Sally C. Pipes is president, CEO, and Thomas W. Smith fellow in health care policy at the Pacific Research Institute. Her latest book is The Way Out of Obamacare (2016).

Richard Kipling

Health care systems can’t afford not to be national

Maybe the better question is, how could a health care system afford not to be national?

The U.S. already has a national health care system. In fact, it has two: Medicare for the nation’s seniors and Medicaid for its poor. There is almost universal agreement that this country’s patchwork system of care for everyone else is in dire need of reform. For those who can afford Cadillac health insurance, the system functions just fine—access on demand, top care, good results. But for far too many people, health insurance is too expensive, access can be difficult, and care is spotty. And the huge financial cost the system extracts is untenable. Even those most opposed to Obamacare feel compelled to offer up some form of system change.
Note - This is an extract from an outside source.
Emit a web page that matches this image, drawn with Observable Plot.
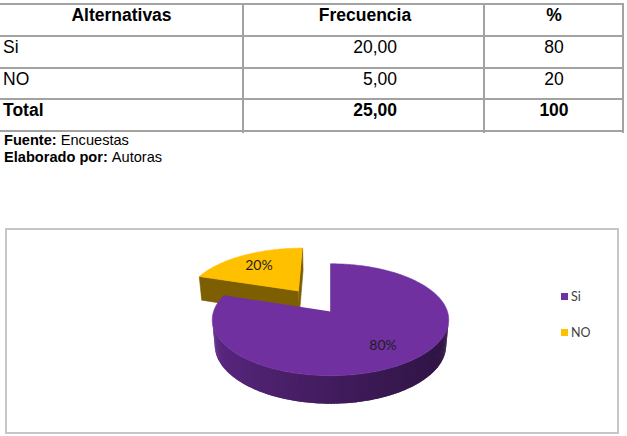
<!DOCTYPE html>
<html>
<head>
<meta charset="utf-8">
<script src="https://cdn.jsdelivr.net/npm/d3@7"></script>
<script src="https://cdn.jsdelivr.net/npm/@observablehq/plot@0.6"></script>
<style>
  html, body { margin: 0; padding: 0; background: #fff; }
  body { width: 627px; height: 436px; position: relative; overflow: hidden;
         font-family: "Liberation Sans", Arial, sans-serif; color: #000; }
  .t { position: absolute; white-space: pre; }
  .hl { position: absolute; left: 0; width: 624px; height: 2px; background: #a2a2a2; }
  .vl { position: absolute; top: 3px; height: 130px; width: 2px; background: #a2a2a2; }
  #box { position: absolute; left: 5px; top: 228px; width: 610px; height: 202px;
         border: 2px solid #c6c6c6; }
  #chart { position: absolute; left: 0; top: 229px; }
  #legend { position: absolute; left: 561px; top: 289px; }
  .lg-swatch { padding-bottom: 0 !important; height: 15px; margin-bottom: 20.5px !important; }
  .lg-swatch svg { margin-right: 3px !important; }
</style>
</head>
<body>
<div id="chart"></div>
<div id="box"></div>
<div id="legend"></div>
<script>
// ---------- data ----------
const headers = ["Alternativas", "Frecuencia", "%"];
const categories = ["Si", "NO"];
const frecuencia = [20, 5];
const porcentaje = [80, 20];
const totalLabel = "Total";
const fuente = ["Fuente:", "Encuestas"];
const elaborado = ["Elaborado por:", "Autoras"];
const colores = ["#7030a0", "#ffc000"];

// ---------- table ----------
const fmt = v => v.toFixed(2).replace(".", ",");
const rowTops = [4, 36, 68, 99, 131];
const colEdges = [0, 243, 484, 623];
rowTops.forEach(y => {
  const d = document.createElement("div"); d.className = "hl"; d.style.top = (y - 1) + "px";
  document.body.appendChild(d);
});
colEdges.slice(1).forEach(x => {
  const d = document.createElement("div"); d.className = "vl"; d.style.left = (x - 1) + "px";
  document.body.appendChild(d);
});
function addText(parts, x, base, align, size) {
  const d = document.createElement("div");
  d.className = "t";
  const lh = Math.round(size * 1.15);
  d.style.fontSize = size + "px"; d.style.lineHeight = lh + "px";
  parts.forEach(([txt, bold]) => {
    const s = document.createElement("span");
    s.textContent = txt; s.style.fontWeight = bold ? "bold" : "normal";
    d.appendChild(s);
  });
  const asc = 0.905 * size, desc = 0.212 * size, half = (lh - asc - desc) / 2;
  d.style.top = (base - half - asc) + "px";
  if (align === "left") d.style.left = x + "px";
  else if (align === "right") d.style.right = (627 - x) + "px";
  else { d.style.left = (x - 200) + "px"; d.style.width = "400px"; d.style.textAlign = "center"; }
  document.body.appendChild(d);
}
const FS = 17.5;
const colCenter = [121.5, 365, 554];
headers.forEach((h, j) => addText([[h, true]], colCenter[j], rowTops[0] + 17, "center", FS));
categories.forEach((c, i) => {
  const base = rowTops[i + 1] + 17;
  addText([[c, false]], 3, base, "left", FS);
  addText([[fmt(frecuencia[i]), false]], 397, base, "right", FS);
  addText([[String(porcentaje[i]), false]], colCenter[2], base, "center", FS);
});
{
  const base = rowTops[3] + 17.5;
  addText([[totalLabel, true]], 3, base, "left", FS);
  addText([[fmt(d3.sum(frecuencia)), true]], 397, base, "right", FS);
  addText([[String(d3.sum(porcentaje)), true]], colCenter[2], base, "center", FS);
}
addText([[fuente[0] + " ", true], [fuente[1], false]], 4, 146, "left", 14.6);
addText([[elaborado[0] + " ", true], [elaborado[1], false]], 4, 162.7, "left", 14.6);

// ---------- 3D pie ----------
const E = 30 * Math.PI / 180, F = 6, H = 0.25;
const explode = [0, 0.49];
function proj(u, v, z) {
  const yUp = v * Math.sin(E) + z * Math.cos(E);
  const D = v * Math.cos(E) - z * Math.sin(E);
  const s = F / (F + D);
  return [u * s, yUp * s];
}
const cam = [0, -F * Math.cos(E), F * Math.sin(E)];
const total = d3.sum(porcentaje);
let acc = 0;
const slices = categories.map((c, i) => {
  const a0 = acc; acc += porcentaje[i] / total * 2 * Math.PI;
  const a1 = acc, mid = (a0 + a1) / 2;
  return { i, c, a0, a1, mid, ou: explode[i] * Math.sin(mid), ov: explode[i] * Math.cos(mid) };
});
const order = slices.slice().sort((a, b) => (b.ov + 0.5 * Math.cos(b.mid)) - (a.ov + 0.5 * Math.cos(a.mid)));
const solid = [], walls = []; let pid = 0;
function poly(arr, list, color) { pid++; list.forEach(([X, Y]) => arr.push({ id: pid, X, Y, color })); }
function visible(n, p) {
  return n[0] * (cam[0] - p[0]) + n[1] * (cam[1] - p[1]) > 0;
}
const labels = [];
const layers = [];
for (const sl of order) {
  const col = colores[sl.i];
  const P = (t, r, z) => proj(sl.ou + r * Math.sin(t), sl.ov + r * Math.cos(t), z);
  const cut = d3.rgb(col).darker(2).formatHex();
  const faces = [], wallPts = [], topPts = [];
  [[sl.a0, sl.a0 - Math.PI / 2], [sl.a1, sl.a1 + Math.PI / 2]].forEach(([t, na]) => {
    const n = [Math.sin(na), Math.cos(na)];
    const p = [sl.ou + 0.5 * Math.sin(t), sl.ov + 0.5 * Math.cos(t)];
    if (visible(n, p)) poly(faces, [P(t, 0, H), P(t, 1, H), P(t, 1, 0), P(t, 0, 0)], cut);
  });
  const step = Math.PI / 150;
  const nSeg = Math.ceil((sl.a1 - sl.a0) / step);
  const segs = [];
  for (let k = 0; k < nSeg; k++) {
    const t0 = sl.a0 + (sl.a1 - sl.a0) * k / nSeg, t1 = sl.a0 + (sl.a1 - sl.a0) * (k + 1) / nSeg;
    const tm = (t0 + t1) / 2;
    const n = [Math.sin(tm), Math.cos(tm)];
    const p = [sl.ou + n[0], sl.ov + n[1]];
    if (!visible(n, p)) continue;
    const t1x = Math.min(sl.a1, t1 + (t1 - t0) * 0.8);
    segs.push({ t0, t1: t1x, tm });
  }
  // draw from right (high sin) to left so overlaps are consistent
  segs.forEach(({ t0, t1, tm }) => {
    const shade = d3.rgb(col).darker(1.5 + 0.95 * Math.sin(tm)).formatHex();
    poly(wallPts, [P(t0, 1, H), P(t1, 1, H), P(t1, 1, 0), P(t0, 1, 0)], shade);
  });
  const top = [P(sl.a0, 0, H)];
  const nArc = Math.ceil((sl.a1 - sl.a0) / (Math.PI / 180));
  for (let k = 0; k <= nArc; k++) top.push(P(sl.a0 + (sl.a1 - sl.a0) * k / nArc, 1, H));
  poly(topPts, top, col);
  layers.push({ faces, wallPts, topPts });
  const [lx, ly] = P(sl.mid, 0.7, H);
  labels.push({ X: lx, Y: ly, text: porcentaje[sl.i] + "%" });
}

const K = 114.5, CX = 330, Y0 = 336.3 - 229;
const marks = [];
layers.forEach(L => {
  marks.push(Plot.line(L.faces, { x: "X", y: "Y", z: "id", fill: "color", stroke: "color", strokeWidth: 0.6, curve: "linear" }));
  marks.push(Plot.line(L.wallPts, { x: "X", y: "Y", z: "id", fill: "color", stroke: "none", curve: "linear" }));
  marks.push(Plot.line(L.topPts, { x: "X", y: "Y", z: "id", fill: "color", stroke: "color", strokeWidth: 0.6, curve: "linear" }));
});
marks.push(Plot.text(labels, { x: "X", y: "Y", text: "text", fontFamily: "Lato", fontSize: 14, fill: "#1e1e1e" }));
const chart = Plot.plot({
  width: 627, height: 205, margin: 0,
  style: { background: "transparent", overflow: "visible" },
  x: { domain: [-1, 1], range: [CX - K, CX + K], axis: null },
  y: { domain: [-1, 1], range: [Y0 + K, Y0 - K], axis: null },
  color: { type: "identity" },
  marks
});
document.getElementById("chart").appendChild(chart);

const leg = Plot.legend({
  color: { type: "ordinal", domain: categories, range: colores },
  legend: "swatches", columns: 1, swatchSize: 7, className: "lg",
  style: { fontFamily: "Lato", fontSize: "12.5px", color: "#404040", background: "transparent" }
});
document.getElementById("legend").appendChild(leg);
</script>
</body>
</html>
Yet the successes and struggles of Obamacare provide a mirror of what’s possible—and what’s not—for the future of any vision of national health care. The successes—millions more people insured, countless new initiatives, and, not often noted, new approaches to care being taught in the nation’s medical schools—are significant plusses. Now the nascent reform must continue to grapple with huge questions:

Access. Does having an insurance card get you in to see a doctor? In too many places, the answer is no, or not without difficulty.

Cost. Despite the reform’s attempts to lower the dollars spent on care, significant reductions could take decades. With the prospect of a growing-older society, there will be enormous pressures to confront.

System. The biggest question: how to bring order to the competition among huge players—hospital systems, physician groups, insurance plans, and Big Pharma? They, along with small and large business, have dominated the health care landscape in this country for decades and all are positioning themselves for advantage in whatever new system ensues.

Richard Kipling is the executive director and senior editor of the Center for Health Reporting at USC’s Schaeffer Center for Health Policy and Economics.

Michael F. Cannon

Declaring care a “right” does more harm than good

One of the worst ways to think about health care reform is to pose the false choice of “Should health care be a right or a privilege?” Declaring health care to be some sort of legally enforceable “right” degrades quality and causes more patients to not get the treatment they need. In most nations, government attempts to make health care a “right” have suppressed the development of new medical therapies. In the United States, such efforts have fueled problems with pre-existing conditions (by favoring employer-sponsored insurance, for instance, which disappears when workers retire or get too sick to work), high prices for medicines and procedures, and high health-insurance premiums, while also discouraging innovations that would solve these problems.

The goal of health care reform should be a system that constantly makes health care better, more affordable, and more secure. The best tool humans have devised to bring goods and services within the reach of more and more people is a market system. A market system rewards innovators who find ways to make goods and services better and more affordable, bringing health care within the reach of people who could not previously afford it. It leaves the rest of society wealthier and better able to care for the smaller number of vulnerable patients who remain.

In America, low-cost retail clinics, integrated health systems like Kaiser Permanente, and falling prices for services like cosmetic surgery and Lasik show that market forces are trying to break through and improve health care for patients. While there will always be some unmet need under any system, the great virtue of a market system is that it uses innovation to fill in the cracks, so that fewer patients fall through.